I've only run the upgraded machine for a short time today (about 2 hours) during which it was stable. I'll have to supply this information later.
Does turning the Cintiq off and then on also fix the issue, or does only unplugging (or resetting) the USB work?
Turning off (unplugging the power) fixes the problem. In fact, this is what I found out first. It was this observation that made me try to unplug the USB connection as a more gentle approach (and eventually the software reset as the mildest "solution"). I'll have to check if switching to standby and reactivating helps, I didn't try that.
Does turning the Cintiq off and then on also fix the issue, or does only unplugging (or resetting) the USB work?
Finally remembered to check, yes, it does.

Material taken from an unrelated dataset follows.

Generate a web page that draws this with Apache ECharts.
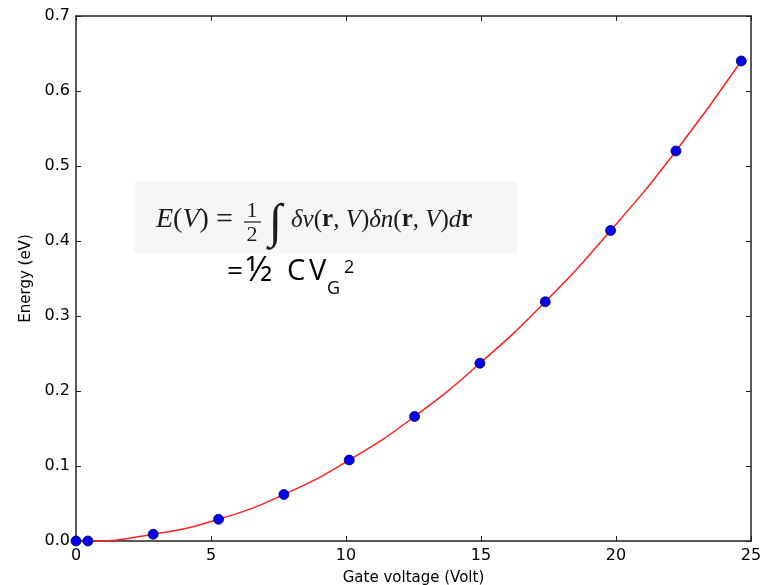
<!DOCTYPE html>
<html>
<head>
<meta charset="utf-8">
<script src="https://cdn.jsdelivr.net/npm/echarts@6/dist/echarts.min.js"></script>
<style>
  html, body { margin: 0; padding: 0; background: #fff; }
  #chart { width: 775px; height: 585px; }
</style>
</head>
<body>
<div id="chart"></div>
<script>
// gate voltage (Volt) and energy (eV)
var voltage = [0, 0.44, 2.86, 5.28, 7.7, 10.12, 12.54, 14.96, 17.38, 19.8, 22.22, 24.64];
var energy = [0, 0, 0.009, 0.029, 0.062, 0.108, 0.166, 0.237, 0.319, 0.414, 0.520, 0.640];
var xTicks = [0, 5, 10, 15, 20, 25];
var yTicks = [0.0, 0.1, 0.2, 0.3, 0.4, 0.5, 0.6, 0.7];

var points = voltage.map(function (v, i) { return [v, energy[i]]; });

var chart = echarts.init(document.getElementById('chart'));
var tickFont = {fontFamily: 'DejaVu Sans', fontSize: 16, color: '#000'};
var serif = 'Liberation Serif';
var sans = 'Open Sans';

var axisBase = {
  type: 'value',
  axisLine: {show: true, onZero: false, lineStyle: {color: '#222', width: 1.5}},
  axisTick: {show: true, inside: true, length: 5, lineStyle: {color: '#222'}},
  splitLine: {show: false}
};

function t(x, y, s, size, extra) {
  return {type: 'text', x: x, y: y, z: 5, style: Object.assign({
    text: s, fontFamily: serif, fontSize: size, fill: '#1a1a1a', verticalAlign: 'middle'
  }, extra || {})};
}

chart.setOption({
  animation: false,
  grid: {left: 76, right: 24, top: 16, bottom: 44, containLabel: false, outerBoundsMode: 'none'},
  xAxis: [
    Object.assign({}, axisBase, {
      min: 0, max: 25, interval: 5, position: 'bottom',
      name: 'Gate voltage (Volt)', nameLocation: 'middle', nameGap: 30,
      nameTextStyle: {fontFamily: 'DejaVu Sans', fontSize: 15, color: '#000'},
      axisLabel: Object.assign({margin: 7, formatter: function (v) { return xTicks.indexOf(v) >= 0 ? String(v) : ''; }}, tickFont)
    }),
    Object.assign({}, axisBase, {
      min: 0, max: 25, interval: 5, position: 'top', axisLabel: {show: false}
    })
  ],
  yAxis: [
    Object.assign({}, axisBase, {
      min: 0, max: 0.7, interval: 0.1, position: 'left',
      name: 'Energy (eV)', nameLocation: 'middle', nameGap: 42, nameRotate: 90,
      nameTextStyle: {fontFamily: 'DejaVu Sans', fontSize: 15, color: '#000'},
      axisLabel: Object.assign({margin: 6, formatter: function (v) {
        var k = yTicks.filter(function (q) { return Math.abs(q - v) < 1e-6; });
        return k.length ? k[0].toFixed(1) : '';
      }}, tickFont)
    }),
    Object.assign({}, axisBase, {
      min: 0, max: 0.7, interval: 0.1, position: 'right', axisLabel: {show: false}
    })
  ],
  series: [
    {
      type: 'line',
      data: points,
      smooth: true,
      showSymbol: false,
      lineStyle: {color: '#ff2020', width: 1.5},
      z: 2
    },
    {
      type: 'scatter',
      data: points,
      symbolSize: 10,
      itemStyle: {color: '#0000ee', borderColor: '#000066', borderWidth: 0.8, opacity: 1},
      z: 3
    }
  ],
  graphic: [
    {type: 'rect', shape: {x: 134, y: 182, width: 383, height: 71}, style: {fill: '#f6f6f6'}, z: 1},
    // E(V) = 1/2 ∫ δv(r,V) δn(r,V) dr
    t(156, 220, '{i|E}({i|V})', 28, {rich: {i: {fontFamily: serif, fontStyle: 'italic', fontSize: 28, fill: '#1a1a1a'}}}),
    t(216, 220, '=', 30),
    t(252, 211, '1', 22, {align: 'center'}),
    {type: 'line', shape: {x1: 244, y1: 222, x2: 261, y2: 222}, style: {stroke: '#1a1a1a', lineWidth: 1.2}, z: 5},
    t(252, 235, '2', 22, {align: 'center'}),
    t(269, 224, '\u222B', 48, {fontStyle: 'italic'}),
    t(291, 220, '{i|\u03B4v}({b|r}, {i|V}){i|\u03B4n}({b|r}, {i|V}){i|d}{b|r}', 25, {rich: {
      i: {fontFamily: serif, fontStyle: 'italic', fontSize: 25, fill: '#1a1a1a'},
      b: {fontFamily: serif, fontWeight: 'bold', fontSize: 25, fill: '#1a1a1a'}
    }}),
    // = ½ C V_G^2
    t(227, 272, '=', 28, {fontFamily: sans, fill: '#000'}),
    t(246, 271, '\u00BD', 34, {fontFamily: sans, fill: '#000'}),
    t(287, 272, 'C', 29, {fontFamily: sans, fill: '#000'}),
    t(309, 272, 'V', 29, {fontFamily: sans, fill: '#000'}),
    t(327, 289, 'G', 18, {fontFamily: sans, fill: '#000'}),
    t(344, 268, '2', 18, {fontFamily: sans, fill: '#000'})
  ]
});
</script>
</body>
</html>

Thanks. My own 24HD just experienced its "stops working" issue and I was able to revive it with your script. I'd suspected that my device was just flaky, but it looks like this is probably the same issue you're seeing. I don't see anything suspicious in my logs, but I'll keep a closer eye on the issue. Next time it happens I'm going to try dumping the USB traffic to see if it's talking but our driver isn't listening...
Looks like there's no USB traffic being sent by the 24HD at all after the issue is triggered. Still not sure of the actual trigger of if its a driver or firmware bug...

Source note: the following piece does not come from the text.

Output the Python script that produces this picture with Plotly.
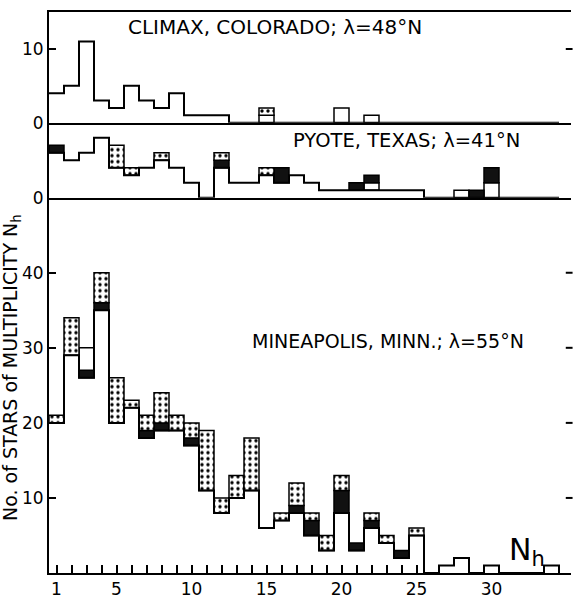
import plotly.graph_objects as go

bins = list(range(1, 35))

# ---- CLIMAX, COLORADO ----
climax_base       = [4,5,11,3,2,5,3,2,4,1, 1,1,0,0,0,0,0,0,0,0, 0,0,0,0,0,0,0,0,0,0, 0,0,0,0]
climax_white_low  = [0,0,0,0,0,0,0,0,0,0, 0,0,0,0,1,0,0,0,0,2, 0,1,0,0,0,0,0,0,0,0, 0,0,0,0]
climax_black      = [0]*34
climax_white_high = [0]*34
climax_dotted     = [0,0,0,0,0,0,0,0,0,0, 0,0,0,0,1,0,0,0,0,0, 0,0,0,0,0,0,0,0,0,0, 0,0,0,0]

# ---- PYOTE, TEXAS ----
pyote_base        = [6,5,6,8,4,3,4,5,4,2, 0,4,2,2,3,2,3,2,1,1, 1,1,1,1,1,0,0,0,0,0, 0,0,0,0]
pyote_white_low   = [0,0,0,0,0,0,0,0,0,0, 0,0,0,0,0,0,0,0,0,0, 0,1,0,0,0,0,0,1,0,2, 0,0,0,0]
pyote_black       = [1,0,0,0,0,0,0,0,0,0, 0,1,0,0,0,2,0,0,0,0, 1,1,0,0,0,0,0,0,1,2, 0,0,0,0]
pyote_white_high  = [0]*34
pyote_dotted      = [0,0,0,0,3,1,0,1,0,0, 0,1,0,0,1,0,0,0,0,0, 0,0,0,0,0,0,0,0,0,0, 0,0,0,0]

# ---- MINEAPOLIS, MINN. ----
minn_base         = [20,29,26,35,20,22,18,19,19,17, 11,8,10,11,6,7,8,5,3,8, 3,6,4,2,5,0,1,2,0,1, 0,0,0,1]
minn_white_low    = [0]*34
minn_black        = [0,0,1,1,0,0,1,1,0,1, 0,0,0,0,0,0,1,2,0,3, 1,1,0,1,0,0,0,0,0,0, 0,0,0,0]
minn_white_high   = [0,0,3,0,0,0,0,0,0,0, 0,0,0,0,0,0,0,0,0,0, 0,0,0,0,0,0,0,0,0,0, 0,0,0,0]
minn_dotted       = [1,5,0,4,6,1,2,4,2,2, 8,2,3,7,0,1,3,1,2,2, 0,1,1,0,1,0,0,0,0,0, 0,0,0,0]

x_tick_labels = [1, 5, 10, 15, 20, 25, 30]
x_minor_ticks = list(range(1, 26))

FONT = "DejaVu Sans, sans-serif"

fig = go.Figure()

panels = [
    ("x3", "y3", climax_base, climax_white_low, climax_black, climax_white_high, climax_dotted),
    ("x2", "y2", pyote_base, pyote_white_low, pyote_black, pyote_white_high, pyote_dotted),
    ("x", "y", minn_base, minn_white_low, minn_black, minn_white_high, minn_dotted),
]

for xa, ya, base, wlow, blk, whigh, dot in panels:
    # step outline of the histogram
    edges = [b - 0.5 for b in bins] + [bins[-1] + 0.5]
    fig.add_trace(go.Scatter(
        x=edges, y=list(base) + [0], mode="lines", line_shape="hv",
        line=dict(color="black", width=2), xaxis=xa, yaxis=ya,
        showlegend=False, hoverinfo="skip"))
    cur = list(base)
    for seg, style in ((wlow, "white"), (blk, "black"), (whigh, "white"), (dot, "dot")):
        xs, hs, bs = [], [], []
        for i, h in enumerate(seg):
            if h > 0:
                xs.append(bins[i]); hs.append(h); bs.append(cur[i])
            cur[i] += h
        if not xs:
            continue
        if style == "black":
            marker = dict(color="#111111", line=dict(color="black", width=1.5))
        elif style == "white":
            marker = dict(color="white", line=dict(color="black", width=1.5))
        else:
            marker = dict(color="white", line=dict(color="black", width=1.5),
                          pattern=dict(shape=".", fgcolor="black", bgcolor="white",
                                       size=6, solidity=0.25, fillmode="replace"))
        fig.add_trace(go.Bar(x=xs, y=hs, base=bs, width=1, marker=marker,
                             xaxis=xa, yaxis=ya, showlegend=False, hoverinfo="skip"))

xr = [0.5, 35.3]
d1 = 0.669
d2 = 0.8027
axis_common = dict(showgrid=False, zeroline=False, showline=True, linecolor="black",
                   linewidth=2, automargin=False)
tickfont = dict(family=FONT, size=17, color="black")

fig.update_layout(
    width=574, height=599,
    margin=dict(l=49, r=3, t=12, b=26),
    paper_bgcolor="white", plot_bgcolor="white",
    barmode="overlay",
    xaxis=dict(domain=[0, 1], range=xr, anchor="y", tickvals=x_tick_labels,
               ticktext=[str(v) for v in x_tick_labels], ticks="",
               tickfont=tickfont,
               minor=dict(tickmode="array", tickvals=x_minor_ticks, ticks="inside",
                          ticklen=8, tickwidth=1.5, tickcolor="black"),
               **axis_common),
    xaxis2=dict(domain=[0, 1], range=xr, anchor="y2", showticklabels=False, ticks="",
                **axis_common),
    xaxis3=dict(domain=[0, 1], range=xr, anchor="y3", showticklabels=False, ticks="",
                mirror=True, **axis_common),
    yaxis=dict(domain=[0, d1], range=[0, 50], anchor="x", tickvals=[10, 20, 30, 40],
               ticks="inside", ticklen=7, tickwidth=2, tickcolor="black",
               tickfont=tickfont, **axis_common),
    yaxis2=dict(domain=[d1, d2], range=[0, 10], anchor="x2", tickvals=[0],
                ticks="inside", ticklen=7, tickwidth=2, tickcolor="black",
                tickfont=tickfont, **axis_common),
    yaxis3=dict(domain=[d2, 1], range=[0, 15], anchor="x3", tickvals=[0, 10],
                ticks="inside", ticklen=7, tickwidth=2, tickcolor="black",
                tickfont=tickfont, **axis_common),
)

# right-side tick marks
shapes = []
for v in [10, 20, 30, 40]:
    shapes.append(dict(type="line", xref="paper", yref="y", x0=0.99, x1=1.003, y0=v, y1=v,
                       line=dict(color="black", width=2)))
shapes.append(dict(type="line", xref="paper", yref="y3", x0=0.99, x1=1.003, y0=10, y1=10,
                   line=dict(color="black", width=2)))
fig.update_layout(shapes=shapes)

def px2paper(px, py):
    return (px - 49) / 522.0, (573 - py) / 561.0

anns = []
for text, px, py, size in [
    ("CLIMAX, COLORADO; λ=48°N", 275, 27, 20),
    ("PYOTE, TEXAS; λ=41°N", 406, 140, 19.5),
    ("MINEAPOLIS, MINN.; λ=55°N", 388, 341, 19),
    ("N<sub>h</sub>", 527, 551, 30),
]:
    x, y = px2paper(px, py)
    anns.append(dict(text=text, x=x, y=y, xref="paper", yref="paper", showarrow=False,
                     xanchor="center", yanchor="middle",
                     font=dict(family=FONT, size=size, color="black")))
x, y = px2paper(12, 368)
anns.append(dict(text="No. of STARS of MULTIPLICITY N<sub>h</sub>", x=x, y=y,
                 xref="paper", yref="paper", showarrow=False, textangle=-90,
                 xanchor="center", yanchor="middle",
                 font=dict(family=FONT, size=19, color="black")))
fig.update_layout(annotations=anns)

fig.write_html("out.html")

As the behavior is related to booting a newer kernel, it should be the driver in that newer kernel, shouldn't it? Or does the driver include some vendor blob that has been updated somewhere between kernel 4.15.17 and 4.16.x?
That would make sense, though I'm somewhat skeptical that a kernel change is the actual cause of the problem (as opposed to merely triggering an existing problem). My 24HD has been acting up for a long time. I can roll back my own kernel to double-check, but I suspect it was having issues even before 4.15 was released. Also, none of the four changes to our driver in that period (kernel commits torvalds/linux@99acedadde, torvalds/linux@8341720642, torvalds/linux@791ae27373, torvalds/linux@403c0f681c, and torvalds/linux@c947218951) would plausibly impact the 24HD. A change somewhere else in the kernel (e.g. the underlying USB subsystem) could be responsible, but isolating the offending commit is going to require quite a bit of compiling and testing ("git bisect" estimates 13 compile/test rounds).
In my case, the issue is definitely related with the kernel change. I boot Linux from a USB-Stick in four different rooms which are all equipped with 24HDs. In all of them everything worked reliably up to 4.15.17 since at least 2016. And in all of them I now have to turn off/on the 24HD after startup to make the pen work again.
(Of course, this observation does in no way exclude the possiblity that the root cause is in the underlying USB system.)
also suffer from this issue. On my end it is definitely triggered by kernel change. When I boot OpenSUSE LEAP 15 with stock kernel (4.12) all works as expected. As soon as I boot with 4.20 immediately I get this problem (and as with others unplugging and plugging the device again makes the device start working). On my end it happens with Cintiq 22.
Looks like something changed after kernel 4.15 which affected the tablet. Can one of you bisects the code to figure out which patch is the root cause?
Thank you for reporting the issue!
Do they work with newer distributions now?
I currently don't have access to the rooms with the Cintiq. Will be a while until I can provide the information.
The root cause of those Cintiq related issues are not in Wacom driver, especially since the issue disappear after a power/USB cycle. It should be in the kernel/system configuration for kernels later than 4.15.17+. Feel free to open a new request if systems running kernel 5.18+ still have the issue.